The Estate appealed the District Court’s decision but lost again in June when a three-judge panel lead by Judge Posner found that there was no basis in statute or case law for effectively extending copyright beyond its expiration and affirmed the declaration awarded to Klinger.  The Estate argued that creativity would be discouraged if copyright was not extended but Judge Posner noted that extending copyright protection was in fact a “two-edged sword from the standpoint of inducing creativity” as it also has the effect of reducing the incentive of subsequent authors to create works inspired by it.

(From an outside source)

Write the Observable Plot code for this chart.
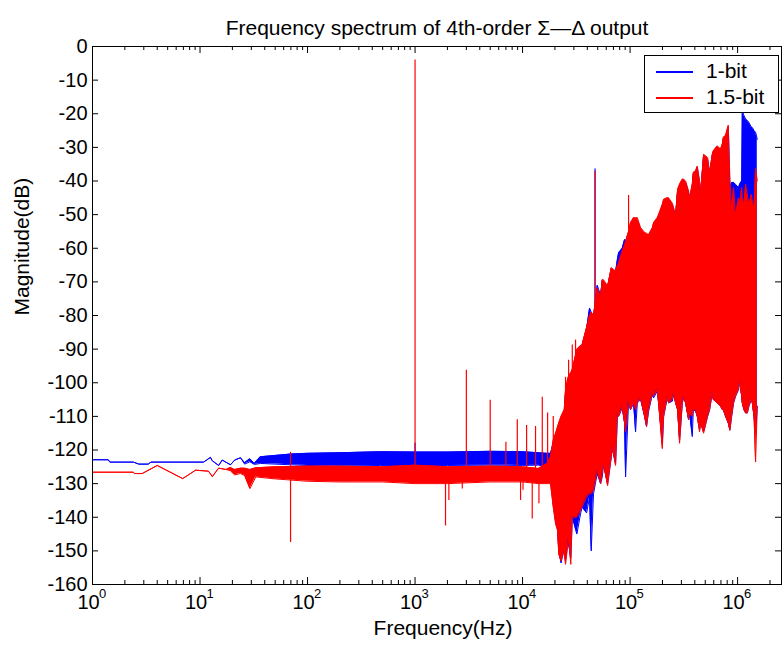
<!DOCTYPE html>
<html>
<head>
<meta charset="utf-8">
<script src="https://cdn.jsdelivr.net/npm/d3@7"></script>
<script src="https://cdn.jsdelivr.net/npm/@observablehq/plot@0.6"></script>
<style>
  html, body { margin: 0; padding: 0; background: #fff; }
  #wrap { position: relative; width: 784px; height: 648px; font-family: "Liberation Sans", Arial, sans-serif; }
  #legend { position: absolute; left: 644px; top: 55px; width: 133px; height: 56px; border: 1px solid #000; background: #fff; font-size: 21px; color: #000; }
  #legend .sw { position: absolute; left: 11px; width: 37px; height: 1.5px; }
  #legend .lb { position: absolute; left: 61px; line-height: 24px; white-space: nowrap; }
</style>
</head>
<body>
<div id="wrap"><div id="plot"></div>
  <div id="legend">
    <div class="sw" style="top:15px;background:#0000ff"></div><div class="lb" style="top:3px">1-bit</div>
    <div class="sw" style="top:41px;background:#ff0000"></div><div class="lb" style="top:29px">1.5-bit</div>
  </div>
</div>
<script>
// ---------- text ----------
const titleText = "Frequency spectrum of 4th-order Σ—Δ output";
const xLabel = "Frequency(Hz)";
const yLabel = "Magnitude(dB)";
const seriesNames = ["1-bit", "1.5-bit"];

// ---------- ticks ----------
const xTickValues = [1, 10, 100, 1000, 10000, 100000, 1000000];
const xTickExponents = ["0", "1", "2", "3", "4", "5", "6"];
const xMinorTicks = [2,3,4,5,6,7,8,9, 20,30,40,50,60,70,80,90, 200,300,400,500,600,700,800,900,
  2000,3000,4000,5000,6000,7000,8000,9000, 20000,30000,40000,50000,60000,70000,80000,90000,
  200000,300000,400000,500000,600000,700000,800000,900000, 2000000];
const yTickValues = [0,-10,-20,-30,-40,-50,-60,-70,-80,-90,-100,-110,-120,-130,-140,-150,-160];

// ---------- 1-bit (blue), low-frequency part: envelope (Hz, dB) ----------
const blueLowF  = [1, 1.4, 1.45, 2.4, 2.7, 3.3, 3.5, 10.8, 12.5, 13, 14.9, 16.1, 19.2, 21, 23.8, 26, 29.1, 32, 36.5, 50, 70, 100, 200, 478, 1000, 2000, 5000, 10000, 14000];
const blueLowHi = [-122.9, -122.9, -123.6, -123.6, -124.2, -124.2, -123.6, -123.6, -122.2, -123.2, -124.6, -123, -124.4, -123, -122.3, -123.8, -122.6, -124, -122, -121.6, -121.2, -121, -120.8, -120.5, -120.6, -120.6, -120.4, -120.5, -120.8];
const blueLowLo = [-122.9, -122.9, -123.6, -123.6, -124.2, -124.2, -123.6, -123.6, -122.2, -123.2, -124.6, -123, -124.4, -123, -122.3, -124.2, -123.5, -124.3, -124, -124.2, -124.4, -124.6, -124.8, -124.6, -124.6, -124.6, -124.5, -124.6, -124.5];

// ---------- 1.5-bit (red), low-frequency part ----------
const redLowF  = [1, 2.4, 2.45, 2.9, 4.0, 6.9, 9.1, 12.0, 13.0, 14.9, 17.5, 19.2, 21, 23.8, 26, 29.1, 33, 50, 100, 200, 500, 1000, 2000, 5000, 10000, 14000];
const redLowHi = [-126.6, -126.6, -127, -127, -124.6, -128.5, -126, -126.3, -127.9, -125.4, -125.8, -125.2, -125.8, -125.4, -125.4, -125.8, -125.3, -125, -124.8, -124.8, -125, -124.5, -125, -124.8, -125, -125.5];
const redLowLo = [-126.6, -126.6, -127, -127, -124.6, -128.5, -126, -126.3, -127.9, -125.4, -125.8, -126.2, -127.4, -127, -127.6, -131.5, -128, -128.6, -129.3, -129.5, -129.5, -130, -130, -129.5, -129.5, -130];

// ---------- high-frequency (shaped noise) part: shared frequency grid ----------
const hfF = [16900, 18200, 19300, 20300, 21200, 21700, 22800, 24400, 25100, 26200, 26800, 28100, 29000, 32000, 34600, 35700, 39400, 42000, 43500, 45700,
  49500, 53200, 55100, 56600, 61800, 66900, 68300, 73300, 76500, 78200, 84600, 88900, 90800, 96800, 101000, 107800, 112500, 116700, 125300, 136500,
  142300, 148600, 161000, 165500, 179100, 184200, 199500, 205100, 221900, 228200, 247100, 254100, 265100, 276700, 288700, 306000, 314600, 328400, 350200, 357600,
  379000, 387400, 406600, 421900, 443100, 452900, 482800, 526000, 549400, 582100, 594300, 647700, 695000, 720900, 736300, 773000, 819300, 847500, 880000, 917300,
  957000, 1021000, 1044000, 1092000, 1106000, 1145000, 1187000, 1231000, 1274000, 1342000, 1371000, 1422000, 1470000, 1524000];
const redHfHi = [-124, -122, -117, -115, -113, -112, -110, -108, -102, -99, -98, -97, -96, -90, -89, -88.8, -83.5, -80, -79, -80,
  -71.8, -74.4, -69.4, -69.4, -71.2, -65.8, -66, -66.8, -65, -64.4, -61, -59, -58, -55, -52.4, -50.9, -51, -50.9, -53.9, -55.3,
  -55.6, -56, -54, -52.4, -51, -50, -47, -45.5, -45, -45, -46.6, -48, -50, -42.5, -41, -39.5, -39.5, -40, -43, -45,
  -41, -37.5, -37, -35.6, -40, -43.5, -32.1, -33, -37.5, -32, -31.1, -29.6, -30.5, -29, -27.1, -26.5, -23.4, -39.5, -48, -42,
  -50, -45, -47, -42, -45, -47, -41, -44, -47, -44, -46, -48, -36.3, -40];
const redHfLo = [-130, -130, -137, -142, -144, -151, -153, -150, -154, -149, -146, -154, -140, -140, -138, -137, -134, -133, -133, -132,
  -126, -130, -127, -124.1, -130.6, -122, -119, -124.6, -108, -110, -107, -112, -114.6, -105, -108, -106, -108, -106, -104.5, -110,
  -113, -108, -103, -104, -102, -106, -119.6, -110, -104, -106, -105, -103, -106, -108, -118, -106, -104, -106, -111, -109,
  -110, -108, -108, -110, -114.6, -112, -115, -110, -108, -102.7, -105, -106, -107, -108, -108, -110, -112, -114.2, -110, -106,
  -104, -102, -99, -104, -106, -108, -109, -109, -107, -105, -106, -110, -123.6, -107];
const blueHfHi = [-121, -121, -118, -116, -114, -112.5, -111, -109, -103, -100, -98.5, -97.5, -96.5, -90.5, -89.5, -89, -84, -77.8, -79, -80.5,
  -71, -74, -69.6, -70, -71.5, -66, -66.5, -67, -63, -61.4, -60, -57.4, -58, -55.5, -53, -51.5, -51.5, -51.5, -54.5, -56,
  -56, -56.5, -54.5, -53, -51.5, -50.5, -47.5, -46, -45.5, -45.5, -47, -48.5, -50.5, -43, -41.5, -40, -40, -40.5, -43.5, -45.5,
  -41.5, -38, -37.5, -36, -40.5, -44, -32.5, -33.5, -38, -32.5, -31.5, -30, -31, -29.5, -27.5, -27, -24, -42, -40.5, -40.4,
  -41, -42, -41, -40, -19.2, -20.5, -21.6, -22, -22.6, -24, -24.1, -25, -25.5, -27.6];
const blueHfLo = [-125, -128, -136, -141, -143, -150, -153.6, -149, -153, -148, -148, -152, -140, -145, -139, -137, -138.7, -134, -150, -133,
  -127, -130, -128, -124.5, -130, -122, -119.5, -124, -108.5, -110, -107.5, -112, -128, -105.5, -108, -106, -114.6, -106, -105, -110,
  -113, -108.5, -103.5, -104.5, -102.5, -106, -118, -110, -104.5, -106, -105.5, -103.5, -106, -108, -117, -106, -104.5, -106, -111, -109,
  -116, -108, -108.5, -110, -114, -112, -114.5, -110, -108, -103, -105, -106, -107, -108, -108, -110, -112, -114, -110, -106,
  -104, -102, -99.5, -104, -106, -108, -109, -109, -107, -105, -106, -110, -115, -107];

// ---------- isolated spectral lines (tones, harmonics, spurs) ----------
const redSpikeF    = [69.5, 1000, 1920, 2063, 2750, 3000, 5000, 7000, 8930, 9580, 10100, 10900, 12300, 13200, 14200, 15250, 17100, 19300, 25100, 26800, 29000, 31100, 34600, 47200, 96800];
const redSpikeFrom = [-147.5, -126, -142.6, -135, -131.6, -127, -127, -127, -127, -135, -132, -127, -140.5, -127, -136, -127, -127, -127, -120, -118, -115, -110, -100, -80, -60];
const redSpikeTo   = [-120.7, -4, -126, -127, -127, -96.3, -105.2, -117.7, -111, -127, -127, -112.7, -127, -113, -127, -104.3, -109, -110, -98.4, -93.3, -88.8, -87.3, -90, -37.2, -44.3];
const blueSpikeF    = [1000, 47200];
const blueSpikeFrom = [-124, -80];
const blueSpikeTo   = [-118, -36.4];

// ---------- build tables ----------
const blueData = [
  ...blueLowF.map((f, i) => ({f, hi: blueLowHi[i], lo: blueLowLo[i]})),
  ...hfF.map((f, i) => ({f, hi: blueHfHi[i], lo: blueHfLo[i]}))
];
const redData = [
  ...redLowF.map((f, i) => ({f, hi: redLowHi[i], lo: redLowLo[i]})),
  ...hfF.map((f, i) => ({f, hi: redHfHi[i], lo: redHfLo[i]}))
];
const blueSpikes = blueSpikeF.map((f, i) => ({f, a: blueSpikeFrom[i], b: blueSpikeTo[i]}));
const redSpikes = redSpikeF.map((f, i) => ({f, a: redSpikeFrom[i], b: redSpikeTo[i]}));

const W = 784, H = 648, mL = 92, mR = 3, mT = 46, mB = 64;
const FW = W - mL - mR, FH = H - mT - mB;
const BLUE = "#0000ff", RED = "#ff0000";
const FONT = 21;

const chart = Plot.plot({
  width: W, height: H,
  marginLeft: mL, marginRight: mR, marginTop: mT, marginBottom: mB,
  style: {fontFamily: "'Liberation Sans', Arial, sans-serif", background: "#fff", color: "#000", overflow: "visible"},
  x: {type: "log", domain: [1, 2.56e6], axis: null},
  y: {domain: [-160, 0], axis: null},
  marks: [
    // 1-bit
    Plot.areaY(blueData, {x: "f", y1: "lo", y2: "hi", fill: BLUE}),
    Plot.line(blueData, {x: "f", y: "hi", stroke: BLUE, strokeWidth: 1}),
    Plot.line(blueData, {x: "f", y: "lo", stroke: BLUE, strokeWidth: 1}),
    Plot.ruleX(blueSpikes, {x: "f", y1: "a", y2: "b", stroke: BLUE, strokeWidth: 1.2}),
    // 1.5-bit
    Plot.areaY(redData, {x: "f", y1: "lo", y2: "hi", fill: RED}),
    Plot.line(redData, {x: "f", y: "hi", stroke: RED, strokeWidth: 1}),
    Plot.line(redData, {x: "f", y: "lo", stroke: RED, strokeWidth: 1}),
    Plot.ruleX(redSpikes, {x: "f", y1: "a", y2: "b", stroke: RED, strokeWidth: 1.2}),
    // box and inward ticks
    Plot.frame({stroke: "#000", strokeWidth: 1}),
    Plot.ruleX(xTickValues, {x: d => d, insetTop: FH - 7, stroke: "#000"}),
    Plot.ruleX(xTickValues, {x: d => d, insetBottom: FH - 7, stroke: "#000"}),
    Plot.ruleX(xMinorTicks, {x: d => d, insetTop: FH - 4, stroke: "#000"}),
    Plot.ruleX(xMinorTicks, {x: d => d, insetBottom: FH - 4, stroke: "#000"}),
    Plot.ruleY(yTickValues, {y: d => d, insetRight: FW - 6, stroke: "#000"}),
    Plot.ruleY(yTickValues, {y: d => d, insetLeft: FW - 6, stroke: "#000"}),
    // tick labels
    Plot.text(yTickValues, {y: d => d, text: d => String(d), frameAnchor: "left", textAnchor: "end", dx: -5, dy: 0, fontSize: 20, fill: "#000"}),
    Plot.text(xTickValues, {x: d => d, text: () => "10", frameAnchor: "bottom", dy: 24, dx: -4, fontSize: 20, fill: "#000"}),
    Plot.text(xTickValues, {x: d => d, text: (d, i) => xTickExponents[i], frameAnchor: "bottom", dy: 13, dx: 10, fontSize: 13, fill: "#000"}),
    // title and axis labels
    Plot.text([titleText], {text: d => d, frameAnchor: "top", dy: -26, fontSize: 21, fill: "#000"}),
    Plot.text([xLabel], {text: d => d, frameAnchor: "bottom", dy: 50, dx: 6, fontSize: FONT, fill: "#000"}),
    Plot.text([yLabel], {text: d => d, frameAnchor: "left", dx: -70, rotate: -90, fontSize: FONT, fill: "#000"})
  ]
});
document.getElementById("plot").appendChild(chart);
</script>
</body>
</html>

In July, the Estate filed a petition for an emergency stay with the US Supreme Court – this was denied.  Following this, in August the Estate was ordered to reimburse Klinger for the fees he incurred in the appeal.  At the same time, the Estate received a further blow when Judge Posner warned that it should, for the sake of “its own self-interest, change its business model”.

Judge Posner’s warning followed a terse description of the Estate’s business strategy as “disreputable”, “a form of extortion” and “unlawful”.  As Judge Posner put it, the Estate’s business strategy was plain:

“to charge a modest licence fee for which there is no legal basis, in the hope that the “rational” writer or publisher asked for the fee will pay it rather than incur a greater legal cost, in legal expenses, in challenging the legality of the demand”.

It is reported that the Conan Doyle estate wishes to appeal the matter to the US Supreme Court.  In the meantime, we wonder what effect the praise dispensed to Klinger for “exposing the Estate’s unlawful business strategy” might have.

Indeed, the Court of Appeal shared the concern that alleged copiers may be induced into obtaining licences which are unnecessary or convey non-existent rights, using the song “Happy Birthday to You” as an example (see what we had to say about this last year here).  Will others alleged of copyright infringement follow in Klinger’s footsteps and re-think whether a work is in actual fact in the public domain before surrendering?  As Sherlock Holmes famously said…“the world is full of obvious things which nobody by any chance ever observes”…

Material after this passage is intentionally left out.